Article in The Guardian on the return of men's flares

A cavalcade of good bad taste

by Priya Elan

22 February 2021


As comebacks go, this is probably not the one you’ve been waiting for, but after years of being maligned by most men as more suitable for fancy dress, flared trousers are now being embraced by younger generations, including the likes of Harry Styles.


Flares had their heyday in the 1970s, of course, but now fashion designers such as Gucci, Casablanca, Wales Bonner, Martine Rose and Lemaire have featured the bell-bottomed silhouette in their recent collections. Year-on-year searches for “flares” are up by 43% in the UK and by 33% globally, according to Digital Loft, and on Instagram last week the rapper Travis Scott posed in a pair from Raf Simons’ spring/summer 21 collection while actor Lakeith Stanfield wore a pinstripe pair.

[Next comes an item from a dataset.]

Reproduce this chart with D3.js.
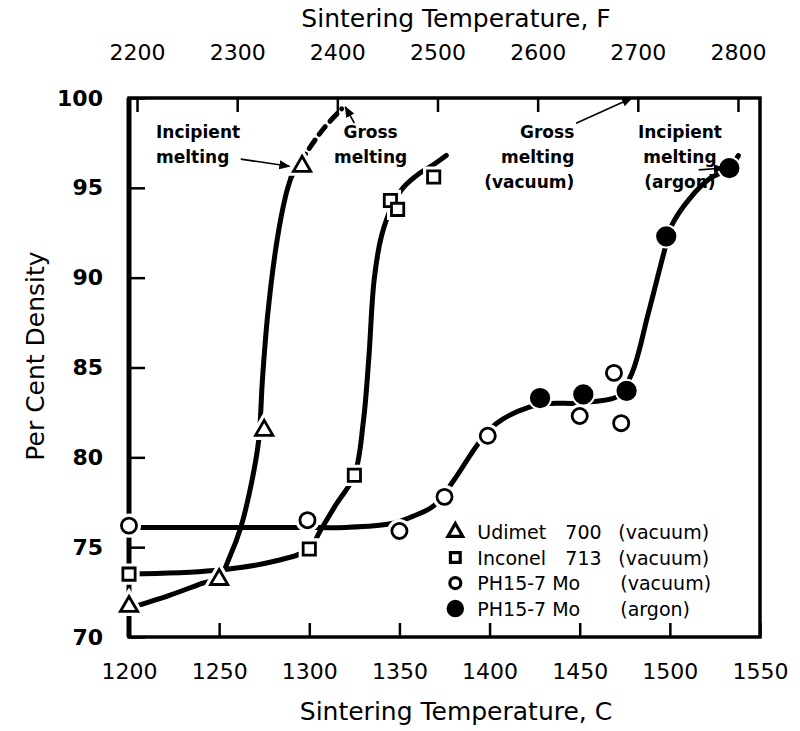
<!DOCTYPE html>
<html>
<head>
<meta charset="utf-8">
<script src="https://cdn.jsdelivr.net/npm/d3@7"></script>
<style>
  body { margin: 0; background: #fff; }
  svg text { font-family: "DejaVu Sans", sans-serif; fill: #000; }
</style>
</head>
<body>
<div id="chart"></div>
<script>
// measured points (deg C, per cent density)
const udimetC = [1200, 1250, 1275, 1296];
const udimetD = [71.7, 73.2, 81.5, 96.2];
const inconelC = [1200, 1300, 1325, 1345, 1349, 1369];
const inconelD = [73.5, 74.9, 79.0, 94.3, 93.8, 95.6];
const phVacC = [1200, 1299, 1350, 1375, 1399, 1450, 1469, 1473];
const phVacD = [76.2, 76.5, 75.9, 77.8, 81.2, 82.3, 84.7, 81.9];
const phArgC = [1428, 1452, 1476, 1498, 1533];
const phArgD = [83.3, 83.5, 83.7, 92.3, 96.1];

// faired curves drawn through the points
const udimetCurve = [[1200, 71.6], [1222, 72.3], [1241, 73.0], [1250, 73.3], [1256, 74.5], [1262, 76.1],
  [1268, 78.6], [1272, 81.0], [1274, 84.3], [1277, 88.0], [1282, 92.0], [1287, 94.6], [1290, 95.6]];
const udimetDash = [[1290, 95.6], [1298, 96.9], [1308, 98.3], [1318, 99.4]];
const inconelCurve = [[1200, 73.5], [1247, 73.7], [1280, 74.2], [1300, 74.9], [1306, 75.9], [1315, 77.4],
  [1325, 79.0], [1330, 82.0], [1333, 85.5], [1336, 89.9], [1340, 92.3], [1346, 94.0], [1352, 95.0],
  [1361, 95.8], [1369, 96.3], [1376, 96.8]];
const phCurve = [[1200, 76.1], [1293, 76.1], [1320, 76.1], [1345, 76.3], [1357, 76.7], [1369, 77.3],
  [1380, 78.7], [1394, 80.8], [1404, 81.9], [1422, 82.8], [1434, 83.0], [1447, 83.0], [1457, 83.1],
  [1471, 83.4], [1479, 84.7], [1488, 88.0], [1497, 91.5], [1501, 92.9], [1511, 94.4], [1522, 95.5],
  [1533, 96.1], [1538, 96.8]];

const xTicksC = [1200, 1250, 1300, 1350, 1400, 1450, 1500, 1550];
const xTicksF = [2200, 2300, 2400, 2500, 2600, 2700, 2800];
const yTicks = [70, 75, 80, 85, 90, 95, 100];

const legendNames = ["Udimet", "Inconel", "PH15-7 Mo", "PH15-7 Mo"];
const legendGrades = ["700", "713", "", ""];
const legendAtmos = ["(vacuum)", "(vacuum)", "(vacuum)", "(argon)"];

const width = 800;
const height = 731;
const plotLeft = 129, plotRight = 760, plotTop = 98, plotBottom = 637;

const svg = d3.select("#chart").append("svg")
  .attr("width", width)
  .attr("height", height);

const x = d3.scaleLinear().domain([1200, 1550]).range([plotLeft, plotRight]);
const xF = d3.scaleLinear().domain([1200 * 9 / 5 + 32, 1550 * 9 / 5 + 32]).range([plotLeft, plotRight]);
const y = d3.scaleLinear().domain([70, 100]).range([plotBottom, plotTop]);

// Axes with inward ticks
const axisStyle = (g) => {
  g.select(".domain").remove();
  g.selectAll(".tick line").attr("stroke", "#000").attr("stroke-width", 2.5);
  g.selectAll(".tick text").style("font-size", "22px");
};

svg.append("g")
  .attr("transform", `translate(0,${plotBottom})`)
  .call(d3.axisBottom(x).tickValues(xTicksC).tickSize(-14).tickPadding(26).tickFormat(d3.format("d")))
  .call(axisStyle);

svg.append("g")
  .attr("transform", `translate(0,${plotTop})`)
  .call(d3.axisTop(xF).tickValues(xTicksF).tickSize(-14).tickPadding(38).tickFormat(d3.format("d")))
  .call(axisStyle);

svg.append("g")
  .attr("transform", `translate(${plotLeft},0)`)
  .call(d3.axisLeft(y).tickValues(yTicks).tickSize(-16).tickPadding(26))
  .call(axisStyle)
  .call((g) => g.selectAll(".tick text").style("font-weight", "bold"));

// frame
svg.append("rect")
  .attr("x", plotLeft).attr("y", plotTop)
  .attr("width", plotRight - plotLeft).attr("height", plotBottom - plotTop)
  .attr("fill", "none").attr("stroke", "#000").attr("stroke-width", 3.5);
svg.append("line")
  .attr("x1", plotLeft).attr("x2", plotLeft).attr("y1", plotTop).attr("y2", plotBottom)
  .attr("stroke", "#000").attr("stroke-width", 5);

// axis titles
svg.append("text").attr("x", 456).attr("y", 27).attr("text-anchor", "middle")
  .style("font-size", "25px").text("Sintering Temperature, F");
svg.append("text").attr("x", 456).attr("y", 720).attr("text-anchor", "middle")
  .style("font-size", "25px").text("Sintering Temperature, C");
svg.append("text").attr("transform", "translate(44,356) rotate(-90)").attr("text-anchor", "middle")
  .style("font-size", "25px").text("Per Cent Density");

// curves
const line = d3.line().x((d) => x(d[0])).y((d) => y(d[1])).curve(d3.curveCatmullRom.alpha(0.5));
const curves = svg.append("g").attr("fill", "none").attr("stroke", "#000").attr("stroke-linecap", "round");
curves.append("path").attr("d", line(udimetCurve)).attr("stroke-width", 5);
curves.append("path").attr("d", line(udimetDash)).attr("stroke-width", 5).attr("stroke-dasharray", "10,7");
curves.append("path").attr("d", line(inconelCurve)).attr("stroke-width", 5);
curves.append("path").attr("d", line(phCurve)).attr("stroke-width", 5);

// markers, with a white halo so the lines break round them
const markers = svg.append("g");
function drawMarkers(cs, ds, type, filled) {
  const pts = cs.map((c, i) => [c, ds[i]]);
  const sym = d3.symbol().type(type).size(type === d3.symbolTriangle ? 130 : type === d3.symbolSquare ? 150 : 180);
  const g = markers.append("g");
  g.selectAll(".halo").data(pts).enter().append("path")
    .attr("transform", (d) => `translate(${x(d[0])},${y(d[1])})`)
    .attr("d", sym).attr("fill", "#fff").attr("stroke", "#fff").attr("stroke-width", 9);
  g.selectAll(".m").data(pts).enter().append("path")
    .attr("transform", (d) => `translate(${x(d[0])},${y(d[1])})`)
    .attr("d", filled ? d3.symbol().type(d3.symbolCircle).size(240) : sym)
    .attr("fill", filled ? "#000" : "#fff").attr("stroke", "#000").attr("stroke-width", 2.8);
}
drawMarkers(udimetC, udimetD, d3.symbolTriangle, false);
drawMarkers(inconelC, inconelD, d3.symbolSquare, false);
drawMarkers(phVacC, phVacD, d3.symbolCircle, false);
drawMarkers(phArgC, phArgD, d3.symbolCircle, true);

// annotations
svg.append("defs").append("marker")
  .attr("id", "arrow").attr("viewBox", "0 0 10 10").attr("refX", 9).attr("refY", 5)
  .attr("markerWidth", 7).attr("markerHeight", 7).attr("orient", "auto-start-reverse")
  .append("path").attr("d", "M0,1 L10,5 L0,9 z").attr("fill", "#000");

const notes = svg.append("g").style("font-size", "17px").style("font-weight", "bold");
function note(c, d, lines, anchor) {
  const t = notes.append("text").attr("x", x(c)).attr("y", y(d)).attr("text-anchor", anchor);
  lines.forEach((s, i) => t.append("tspan").attr("x", x(c)).attr("dy", i === 0 ? 0 : 25).text(s));
}
function arrow(c0, d0, c1, d1) {
  svg.append("line")
    .attr("x1", x(c0)).attr("y1", y(d0)).attr("x2", x(c1)).attr("y2", y(d1))
    .attr("stroke", "#000").attr("stroke-width", 1.6).attr("marker-end", "url(#arrow)");
}
note(1215, 97.8, ["Incipient", "melting"], "start");
arrow(1262, 96.6, 1289, 96.2);
note(1334, 97.8, ["Gross", "melting"], "middle");
arrow(1325, 98.6, 1320, 99.5);
note(1447, 97.8, ["Gross", "melting", "(vacuum)"], "end");
arrow(1448, 98.6, 1479, 100);
note(1505.6, 97.8, ["Incipient", "melting", "(argon)"], "middle");
arrow(1516, 96.0, 1530, 96.1);

// legend
const legendTypes = [d3.symbolTriangle, d3.symbolSquare, d3.symbolCircle, d3.symbolCircle];
const legend = svg.append("g").attr("transform", `translate(${x(1381)},${y(75.84)})`);
legendNames.forEach((s, i) => {
  const row = legend.append("g").attr("transform", `translate(0,${i * 25.5})`);
  row.append("path")
    .attr("d", d3.symbol().type(legendTypes[i]).size(i === 3 ? 160 : 95))
    .attr("fill", i === 3 ? "#000" : "#fff").attr("stroke", "#000").attr("stroke-width", 3.2);
  row.append("text").attr("x", 22).attr("y", 7).style("font-size", "19px").text(s);
  row.append("text").attr("x", 110).attr("y", 7).style("font-size", "19px").text(legendGrades[i]);
  row.append("text").attr("x", 163 + (i > 1 ? 2 : 0)).attr("y", 7).style("font-size", "19px").text(legendAtmos[i]);
});
</script>
</body>
</html>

And yet it may still surprise many of us who remember the 70s as the “decade that style forgot”, Prof Andrew Groves from the University of Westminster calls it “a complete cavalcade of good bad taste”.
Flares “will always be transgressive”, according to Groves. “(They) are forever worn with invisible quotations marks; they persist as fashion’s most out of fashion garment,” he adds.

But is there a deeper meaning behind their popularity? Could there be a link between the recession and the length of our trousers, a ‘trouser length index’?

“The theory is that in times of economic downturn, such as the 70s, manufacturers pushed maxi dresses and flares to sell more fabric,” says Groves. “Today’s flares are being worn both tight and sexy or loose and baggy, which I think indicates the financial uncertainly we’re all facing.”